Con il racconto della fuga e il ritorno dall’Egitto Matteo vuole, fin dall’inizio, inserire la vicenda di Gesù in una vicenda più grande, quella del suo popolo, a sua volta profugo in Egitto e liberato dall’Egitto.
Matteo cita le parole del profeta Osea che erano riferite all’intero Israele: “Dall’Egitto ho chiamato mio figlio”. Quasi a dire una comunanza di destino. Gesù, una cosa sola con il suo popolo, quasi ne ripercorresse le orme.
Sentirsi dunque solidali con le vicende del proprio popolo! Un modo di essere che dovrebbe farci pensare. Non è che forse stiamo perdendo questo senso di appartenenza ad un popolo, ad una umanità, a una terra? Non è che stiamo diventando molto più individualisti? A volte immaginiamo e inseguiamo una grandezza che sta nel distinguerci: ci riteniamo grandi perché ci stacchiamo dagli altri, o perché stacchiamo gli altri.

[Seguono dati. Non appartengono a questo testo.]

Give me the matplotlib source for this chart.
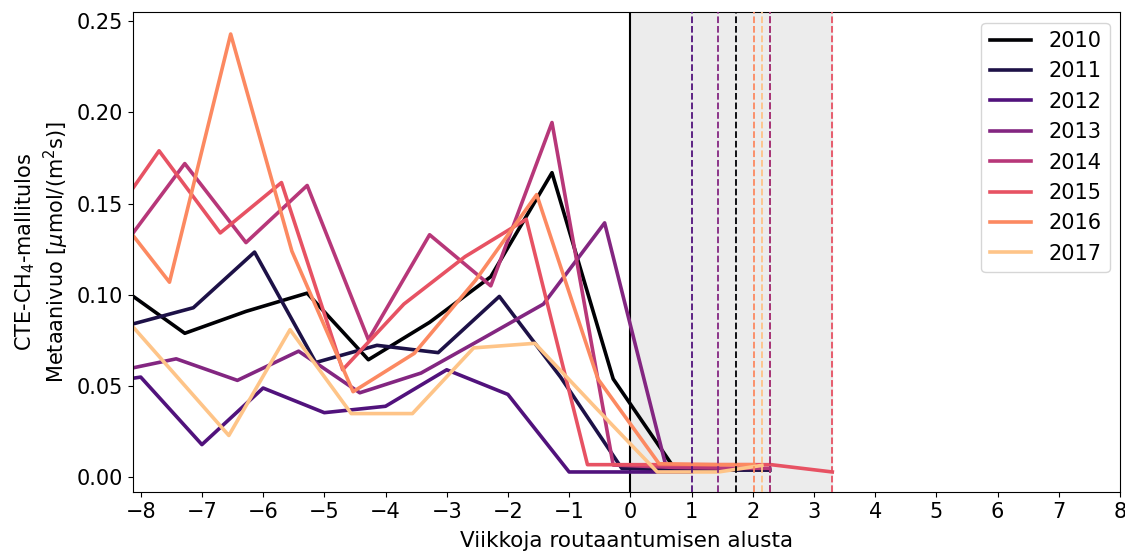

Gesù ripercorrendo le vicende del suo popolo ci insegna che la vera grandezza è “appartenere”, è “essere solidali”, assumere gli stessi destini. E’ un criterio che dovrebbe ispirarci sempre, soprattutto quando siamo chiamati a scelte in cui è in gioco non solo la nostra sorte ma anche quella degli altri, di un popolo, di una nazione. Quale il criterio che ci conduce?

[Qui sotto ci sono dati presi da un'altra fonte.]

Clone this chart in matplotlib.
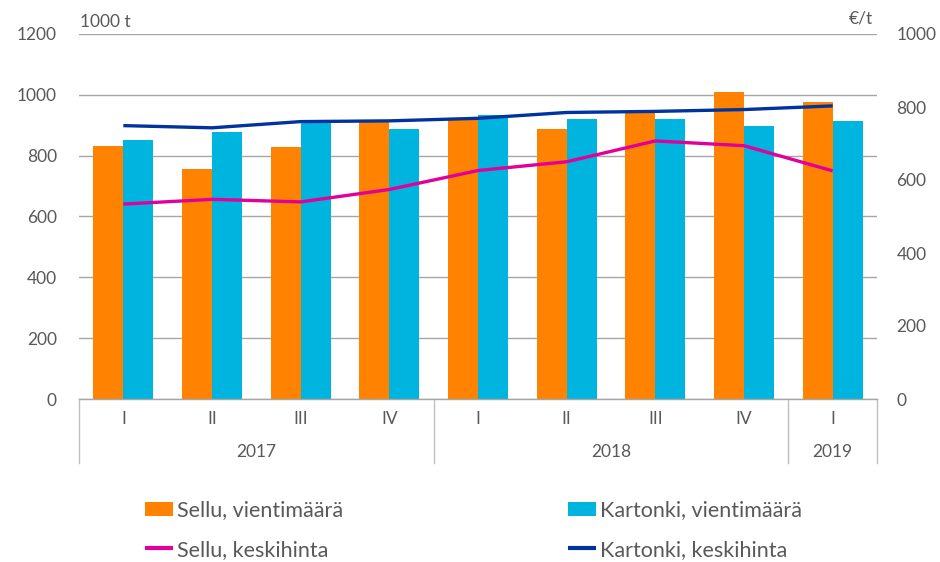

Ritorniamo al Vangelo. Con il suo racconto Matteo vuole anche dire che le mire dei potenti vanno in frantumi. Erode viene giocato da un uomo giusto ma inerme, Giuseppe, perché c’è qualcuno che veglia anche nella notte, quando noi dormiamo. E’ scritto nel salmo 121: “Non si addormenterà, non prenderà sonno /il custode di Israele. /Il Signore veglierà su di te /quando esci e quando entri /da ora e per sempre”. Nell’uscita dall’Egitto Israele, ma anche la famiglia di Nazaret hanno esperimentato un Dio custode, un Dio che non si addormenta.
Ma permettetemi un’ultima brevissima notazione. Dire che Dio è custode, che Dio veglia, che Dio provvede non significa dire che tocca solo a Dio, che possiamo stare passivi perché tanto c’è lui a vegliare. Il racconto della fuga in Egitto e del ritorno dall’Egitto ci racconta anche la parte di Giuseppe, la parte dell’uomo, della donna, ciò che spetta a noi umani.
Innanzitutto ascoltare, ascoltare nella notte. Ascoltare, lontano dal frastuono, nel silenzio, le voci dall’alto. E dunque lasciarci condurre da parole alte, quelle di Dio e non da meschine visioni umane.
E c’è una seconda cosa da aggiungere: Dio ti dà con la sua parola la direzione, ma poi tocca a te, come a Giuseppe, studiare le strade, evitare le insidie. Tocca a te prenderti cura della donna, del bambino.
Diventa anche tu un custode, come lo è Dio per te.